SUPPLIED DATA
● ● ●

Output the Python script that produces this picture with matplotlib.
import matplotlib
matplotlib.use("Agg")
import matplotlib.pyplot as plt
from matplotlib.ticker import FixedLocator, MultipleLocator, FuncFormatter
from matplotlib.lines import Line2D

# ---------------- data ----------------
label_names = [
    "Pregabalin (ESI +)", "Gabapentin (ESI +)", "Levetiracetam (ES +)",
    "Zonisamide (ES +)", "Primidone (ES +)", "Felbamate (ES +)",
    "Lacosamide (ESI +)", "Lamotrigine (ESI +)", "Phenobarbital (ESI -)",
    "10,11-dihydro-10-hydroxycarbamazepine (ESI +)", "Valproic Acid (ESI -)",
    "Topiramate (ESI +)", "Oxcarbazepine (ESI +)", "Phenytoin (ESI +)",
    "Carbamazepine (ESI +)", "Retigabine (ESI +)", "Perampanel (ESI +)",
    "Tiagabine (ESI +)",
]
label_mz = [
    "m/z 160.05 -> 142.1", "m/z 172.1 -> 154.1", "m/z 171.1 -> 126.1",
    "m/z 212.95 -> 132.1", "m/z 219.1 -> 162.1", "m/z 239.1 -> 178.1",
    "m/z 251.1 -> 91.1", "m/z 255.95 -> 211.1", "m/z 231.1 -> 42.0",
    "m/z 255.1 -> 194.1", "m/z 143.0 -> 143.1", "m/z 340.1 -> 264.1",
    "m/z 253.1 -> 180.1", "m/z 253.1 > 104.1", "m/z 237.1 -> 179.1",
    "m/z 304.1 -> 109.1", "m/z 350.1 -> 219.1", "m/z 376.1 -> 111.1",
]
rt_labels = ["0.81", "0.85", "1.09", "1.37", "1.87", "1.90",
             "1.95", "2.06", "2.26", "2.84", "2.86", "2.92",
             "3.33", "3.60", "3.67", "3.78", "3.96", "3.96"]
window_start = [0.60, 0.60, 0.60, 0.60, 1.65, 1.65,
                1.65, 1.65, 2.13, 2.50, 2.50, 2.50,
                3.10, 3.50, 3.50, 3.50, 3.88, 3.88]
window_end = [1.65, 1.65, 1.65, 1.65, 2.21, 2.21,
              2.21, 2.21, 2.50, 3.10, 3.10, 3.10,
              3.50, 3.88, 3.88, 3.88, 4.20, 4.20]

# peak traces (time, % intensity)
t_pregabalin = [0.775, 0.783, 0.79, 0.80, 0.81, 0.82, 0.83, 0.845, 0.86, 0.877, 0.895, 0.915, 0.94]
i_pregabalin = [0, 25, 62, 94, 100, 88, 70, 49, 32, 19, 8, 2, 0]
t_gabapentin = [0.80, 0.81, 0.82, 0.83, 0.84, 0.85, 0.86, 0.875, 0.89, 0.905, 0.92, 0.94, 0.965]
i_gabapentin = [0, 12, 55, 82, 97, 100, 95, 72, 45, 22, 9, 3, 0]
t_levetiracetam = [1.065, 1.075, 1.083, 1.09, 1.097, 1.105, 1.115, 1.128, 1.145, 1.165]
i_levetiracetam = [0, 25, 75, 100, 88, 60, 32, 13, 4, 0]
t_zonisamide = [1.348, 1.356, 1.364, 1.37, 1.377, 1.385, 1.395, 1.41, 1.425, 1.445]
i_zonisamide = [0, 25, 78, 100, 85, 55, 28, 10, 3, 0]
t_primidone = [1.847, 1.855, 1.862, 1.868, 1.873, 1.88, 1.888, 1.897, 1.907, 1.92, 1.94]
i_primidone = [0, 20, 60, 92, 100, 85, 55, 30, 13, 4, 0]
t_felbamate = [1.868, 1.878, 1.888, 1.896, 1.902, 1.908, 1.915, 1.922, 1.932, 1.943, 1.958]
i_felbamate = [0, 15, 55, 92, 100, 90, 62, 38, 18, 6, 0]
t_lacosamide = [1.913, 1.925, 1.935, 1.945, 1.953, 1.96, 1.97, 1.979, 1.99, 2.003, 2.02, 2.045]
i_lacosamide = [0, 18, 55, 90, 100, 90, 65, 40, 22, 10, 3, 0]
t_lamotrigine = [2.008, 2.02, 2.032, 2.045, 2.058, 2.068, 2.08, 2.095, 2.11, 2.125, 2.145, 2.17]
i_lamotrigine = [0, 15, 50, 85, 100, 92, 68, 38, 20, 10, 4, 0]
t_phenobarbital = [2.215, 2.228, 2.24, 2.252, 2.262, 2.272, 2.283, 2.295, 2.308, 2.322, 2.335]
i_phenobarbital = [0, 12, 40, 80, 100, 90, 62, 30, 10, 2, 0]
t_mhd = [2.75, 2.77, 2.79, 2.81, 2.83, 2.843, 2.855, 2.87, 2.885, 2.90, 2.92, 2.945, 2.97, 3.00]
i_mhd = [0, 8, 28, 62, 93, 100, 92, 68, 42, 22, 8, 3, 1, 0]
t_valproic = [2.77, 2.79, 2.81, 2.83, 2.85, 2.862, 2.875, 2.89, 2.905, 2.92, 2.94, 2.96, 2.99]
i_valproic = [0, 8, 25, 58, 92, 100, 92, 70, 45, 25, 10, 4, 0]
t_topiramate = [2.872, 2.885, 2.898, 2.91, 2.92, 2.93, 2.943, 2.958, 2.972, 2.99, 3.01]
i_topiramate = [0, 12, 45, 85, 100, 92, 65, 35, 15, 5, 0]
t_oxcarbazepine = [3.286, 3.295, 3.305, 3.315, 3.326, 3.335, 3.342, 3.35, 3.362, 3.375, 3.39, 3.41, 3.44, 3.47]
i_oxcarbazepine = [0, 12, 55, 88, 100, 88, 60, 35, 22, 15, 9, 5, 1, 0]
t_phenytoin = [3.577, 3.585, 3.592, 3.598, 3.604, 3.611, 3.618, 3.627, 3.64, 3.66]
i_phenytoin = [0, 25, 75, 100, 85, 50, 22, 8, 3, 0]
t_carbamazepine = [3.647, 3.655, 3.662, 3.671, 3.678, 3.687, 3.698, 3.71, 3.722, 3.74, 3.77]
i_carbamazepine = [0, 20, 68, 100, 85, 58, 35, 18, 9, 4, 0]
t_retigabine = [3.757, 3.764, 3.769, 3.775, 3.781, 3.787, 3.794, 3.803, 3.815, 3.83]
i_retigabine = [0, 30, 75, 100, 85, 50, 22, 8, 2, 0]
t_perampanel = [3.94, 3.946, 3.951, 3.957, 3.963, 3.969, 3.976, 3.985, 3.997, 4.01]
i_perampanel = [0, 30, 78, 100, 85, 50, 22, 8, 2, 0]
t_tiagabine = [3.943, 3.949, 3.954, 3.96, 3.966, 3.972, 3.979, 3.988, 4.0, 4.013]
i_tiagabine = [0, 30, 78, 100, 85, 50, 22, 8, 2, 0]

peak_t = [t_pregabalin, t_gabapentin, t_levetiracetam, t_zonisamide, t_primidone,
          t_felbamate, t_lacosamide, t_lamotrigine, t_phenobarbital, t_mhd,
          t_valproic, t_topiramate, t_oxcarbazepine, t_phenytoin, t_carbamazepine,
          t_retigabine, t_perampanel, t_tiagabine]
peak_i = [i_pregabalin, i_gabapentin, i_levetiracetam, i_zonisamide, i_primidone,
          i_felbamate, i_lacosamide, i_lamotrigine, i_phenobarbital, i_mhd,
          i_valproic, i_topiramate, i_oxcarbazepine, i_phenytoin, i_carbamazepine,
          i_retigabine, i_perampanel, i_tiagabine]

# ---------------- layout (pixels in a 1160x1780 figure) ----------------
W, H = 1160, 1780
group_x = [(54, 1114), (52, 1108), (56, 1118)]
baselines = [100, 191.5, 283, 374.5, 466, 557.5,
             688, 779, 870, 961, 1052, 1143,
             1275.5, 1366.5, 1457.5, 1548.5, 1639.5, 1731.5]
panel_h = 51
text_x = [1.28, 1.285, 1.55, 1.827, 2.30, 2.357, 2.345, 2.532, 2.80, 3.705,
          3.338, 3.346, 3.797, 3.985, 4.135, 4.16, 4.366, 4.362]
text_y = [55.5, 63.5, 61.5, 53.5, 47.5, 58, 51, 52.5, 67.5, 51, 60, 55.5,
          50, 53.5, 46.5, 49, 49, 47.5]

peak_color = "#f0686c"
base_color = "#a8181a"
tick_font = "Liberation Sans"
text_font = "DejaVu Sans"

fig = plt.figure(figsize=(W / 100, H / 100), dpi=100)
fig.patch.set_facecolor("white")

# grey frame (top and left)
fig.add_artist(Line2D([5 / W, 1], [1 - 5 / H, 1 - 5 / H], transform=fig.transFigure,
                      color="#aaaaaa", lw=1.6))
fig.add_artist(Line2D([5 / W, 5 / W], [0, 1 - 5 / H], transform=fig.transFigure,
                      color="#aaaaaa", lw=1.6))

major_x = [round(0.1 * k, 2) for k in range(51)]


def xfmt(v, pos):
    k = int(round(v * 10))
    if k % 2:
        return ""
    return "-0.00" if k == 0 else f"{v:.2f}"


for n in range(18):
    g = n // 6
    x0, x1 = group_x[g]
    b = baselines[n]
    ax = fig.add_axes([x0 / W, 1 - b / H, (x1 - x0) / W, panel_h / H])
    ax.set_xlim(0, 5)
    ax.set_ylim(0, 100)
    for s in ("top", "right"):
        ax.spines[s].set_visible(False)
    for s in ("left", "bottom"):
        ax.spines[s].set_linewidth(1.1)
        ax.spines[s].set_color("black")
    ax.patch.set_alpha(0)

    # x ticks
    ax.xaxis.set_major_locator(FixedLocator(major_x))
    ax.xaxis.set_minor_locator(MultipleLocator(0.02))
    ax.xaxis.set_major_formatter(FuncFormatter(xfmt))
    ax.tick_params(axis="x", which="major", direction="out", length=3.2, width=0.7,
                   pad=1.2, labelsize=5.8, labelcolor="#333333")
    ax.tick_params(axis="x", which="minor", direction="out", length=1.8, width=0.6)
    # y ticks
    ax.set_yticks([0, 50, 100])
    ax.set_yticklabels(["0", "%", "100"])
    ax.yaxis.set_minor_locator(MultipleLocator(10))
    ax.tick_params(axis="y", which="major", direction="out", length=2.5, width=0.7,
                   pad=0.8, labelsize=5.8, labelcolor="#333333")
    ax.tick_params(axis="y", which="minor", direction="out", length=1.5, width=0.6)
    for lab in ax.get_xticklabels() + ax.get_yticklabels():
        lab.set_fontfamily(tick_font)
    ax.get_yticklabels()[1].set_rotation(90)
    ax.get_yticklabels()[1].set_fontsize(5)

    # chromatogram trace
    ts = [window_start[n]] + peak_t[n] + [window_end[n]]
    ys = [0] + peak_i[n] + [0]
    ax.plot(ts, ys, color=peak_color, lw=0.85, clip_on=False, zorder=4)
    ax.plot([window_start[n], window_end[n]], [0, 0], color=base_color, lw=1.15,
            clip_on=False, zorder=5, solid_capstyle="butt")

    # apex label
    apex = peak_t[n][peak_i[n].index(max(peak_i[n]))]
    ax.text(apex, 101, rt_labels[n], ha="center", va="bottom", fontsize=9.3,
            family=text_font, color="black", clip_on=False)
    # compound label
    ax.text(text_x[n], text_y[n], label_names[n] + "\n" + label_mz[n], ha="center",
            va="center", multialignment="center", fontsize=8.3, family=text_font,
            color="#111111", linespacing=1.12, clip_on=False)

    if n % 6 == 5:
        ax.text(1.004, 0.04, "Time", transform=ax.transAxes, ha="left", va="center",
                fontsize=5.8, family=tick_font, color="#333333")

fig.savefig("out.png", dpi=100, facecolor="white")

● ● ●

EXERCISE DIRECTIONS
Of the lines above, how many contain the word "matplotlib"? Provide the number and nothing else.

RESPONSE TO THIS EXERCISE
6